2. How does Jack distinguish between social convention and real truth, like Mathematics? Why might we think that the Law of Human Nature fall into the latter category?

C.S. Lewis Doodle

There’s no doodle for this chapter! 🙁

Mere Christianity – Book I – Chapter 1 (“The Law of Human Nature”)

Book 1

Notes & Quotes

Here are my notes for the first chapter of Mere Christianity. In this chapter, Jack argues two main points:

1. There is a Law of Human Nature

“…the man who makes [these objections] is not merely saying that the other man’s behaviour does not happen to please him. He is appealing to some kind of standard of behaviour which he expects the other man to know about”

“Quarrelling means trying to show that the other man is in the wrong. And there would be no sense in trying to do that unless you and he had some sort of agreement as to what Right and Wrong are; just as there would be no sense in saying that a footballer had committed a foul unless there was some agreement about the rules of football”

(a) The Law of Human Nature is the only one which we can choose to disobey

“a body could not choose whether it obeyed the law of gravitation or not, but a man could choose either to obey the Law of Human Nature or to disobey it… As a body [a man] is subjected to gravitation…if you leave him unsupported in mid-air, he has no more choice about falling than a stone has…but the law which is peculiar to human nature…is the one he can disobey if he chooses”

(b) You may still find a few people who don’t really know the Law of Human Nature

“…you might not find an odd individual here and there who did not know it, just as you find a few people who are colour-blind or have no ear for a tune”

(c) Differences in morality are not that great

“…some people say…different civilisations and different ages have had quite different moralities. But this is not true. There have been differences between their moralities, but these have never amounted to anything like a total difference”

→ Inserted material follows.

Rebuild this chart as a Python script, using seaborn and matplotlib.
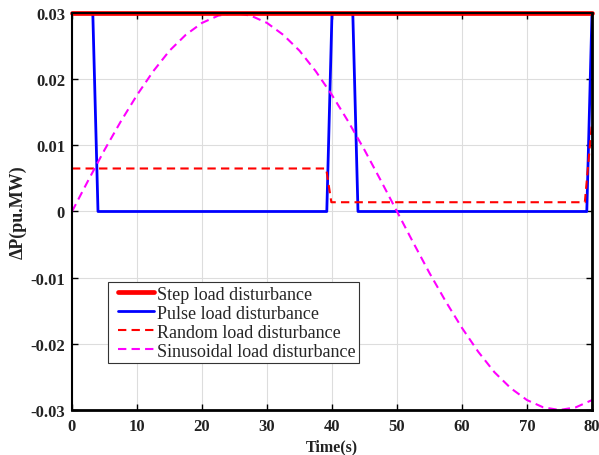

“…think what a totally different morality would mean. Think of a country where people were admired for running away in a battle, or where a man felt proud of double-crossing all the people who had been kindest to him. You might just as well imagine a country where two and two made five”

(d) Those who deny a real Right and Wrong will accidentally betray themselves

“He may break his promise to you, but if you try breaking one to him he will be complaining ‘It’s not fair’ before you can say Jack Robinson”

We see the presence of the Moral Law more clearly in our reactions, rather than our actions.

2. We do not keep this Law 

(a) That doesn’t change the Law itself

“…people sometimes get their sums wrong; but they are not a matter of mere taste and opinion any more than the multiplication table”

(b) Our excuses prove we do not keep the Law

“If we do not believe in decent behaviour, why should we be so anxious to make excuses for not having behaved decently?”

(c) We demonstrate the Law by only make excuses for the bad things, not the good.

“…you notice that it is only for our bad behaviour that we find all these explanations. It is only our bad temper that we put down to being tired or worried or hungry; we put our good temper down to ourselves”

Discussion Questions

1. What does Lewis argue we can we learn from the way people quarrel?

2. Why should we believe that the Law of Human Nature is real?

3. Do you think it’s true that we don’t live according to the Law of Human Nature?